Clearly, the rules contemplate that at least with respect to that limited class of nonindictable offenses (including driving while under the influence of intoxicating liquors) in which the right of assigned counsel arises, the obligation to advise a defendant of his right of appeal is to be borne by assigned counsel. It is crucial to this distribution of responsibility that the municipal judge perform his fundamental duty of advising the accused of his right to counsel, and of assigning counsel where the law and circumstances so warrant. Where the municipal judge fails in this duty, there is no one entrusted with the responsibility of advising the accused of his right to appeal.
The importance of counsel's role in this regard was fully recognized in the case of State v. Allen, supra. Defendant therein had filed a petition for post-conviction relief from a conviction for larceny entered in the West Orange Municipal Court. As a basis for his petition he claimed that he had been denied effective assistance of counsel because his trial attorney had failed to advise him of his right to appeal. After a thorough analysis of the law, the court concluded that the failure to counsel to advise his client of the right to appeal did constitute ineffective assistance of counsel. Of greater significance to the present case is the Allen court's further conclusion that the effect of such failure of trial counsel would be a suspension of the operation of the rule governing timely appeals from the municipal courts. Not until a defendant has been advised of his right to appeal should the running of the time for filing the same commence. 99 N.J. Super. at 323.
Thus, in slightly different contexts, the courts of this State have found cause to relax the apparently rigid provisions governing the timeliness of appeals when it is demonstrated that defendant was ignorant of his right to appeal, either because of an omission of the trial judge or trial counsel. Of course, neither Fletcher nor Allen can be precedent for the grant of extraordinary relief requested by defendant's motion, as the
[186 NJSuper Page 616]
former was concerned with the untimely appeal of a conviction for an indictable offense and the latter with an appeal of a conviction of a nonindictable criminal offense (i.e., larceny). Nevertheless, this court is persuaded that the principles underlying each of those decisions may be extended to the limited class of cases arising in municipal court where a defendant is entitled to assigned counsel and the judge fails to so advise him. Ignorant of his right to appeal because of the trial judge's omission, and having thus failed to exercise that right in a timely manner, such defendant may nevertheless move before the Superior Court, Law Division, for leave to appeal nunc pro tunc if he acts expeditiously upon receiving knowledge of his rights.
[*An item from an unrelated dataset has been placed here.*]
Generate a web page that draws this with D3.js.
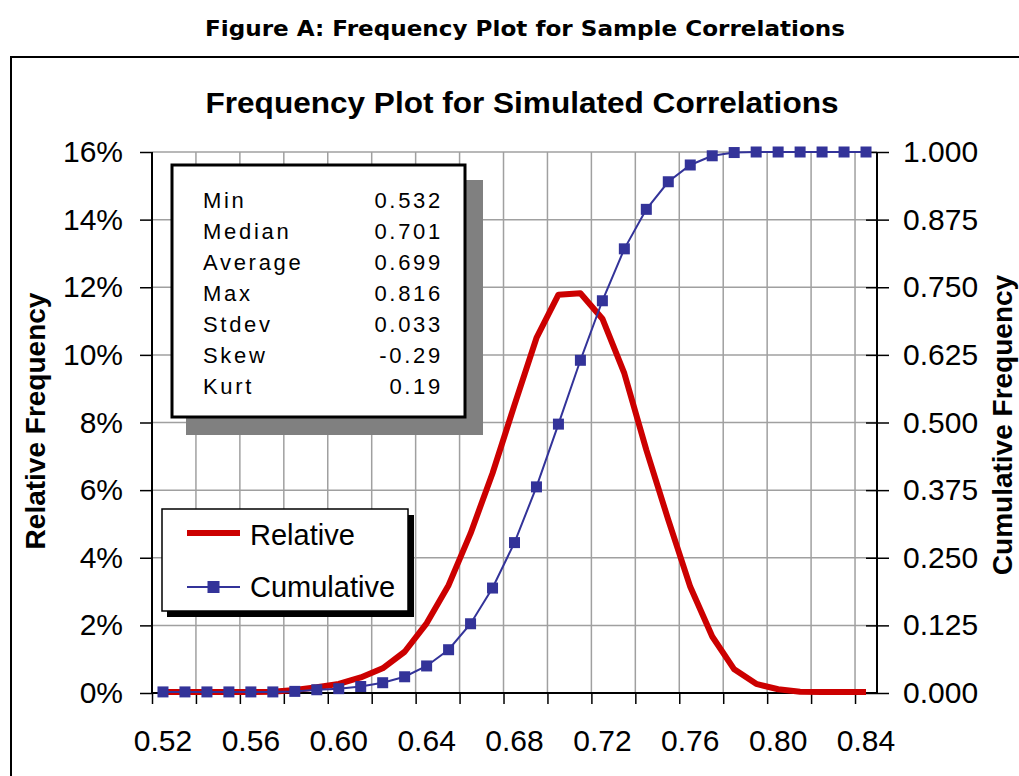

The extraordinary circumstances of defendant's conviction in the Vineland Municipal Court on December 10, 1981 for driving while under the influence of intoxicating liquors are such as compel this court to relax the operation of the rules governing appeals from courts of limited jurisdiction. These circumstances, when combined with the facts that defendant moved expeditiously upon learning of his right of appeal, as well as the State's failure to demonstrate prejudice in the event that the relief requested herein is granted, warrant the granting of defendant's motion for leave to appeal nunc pro tunc.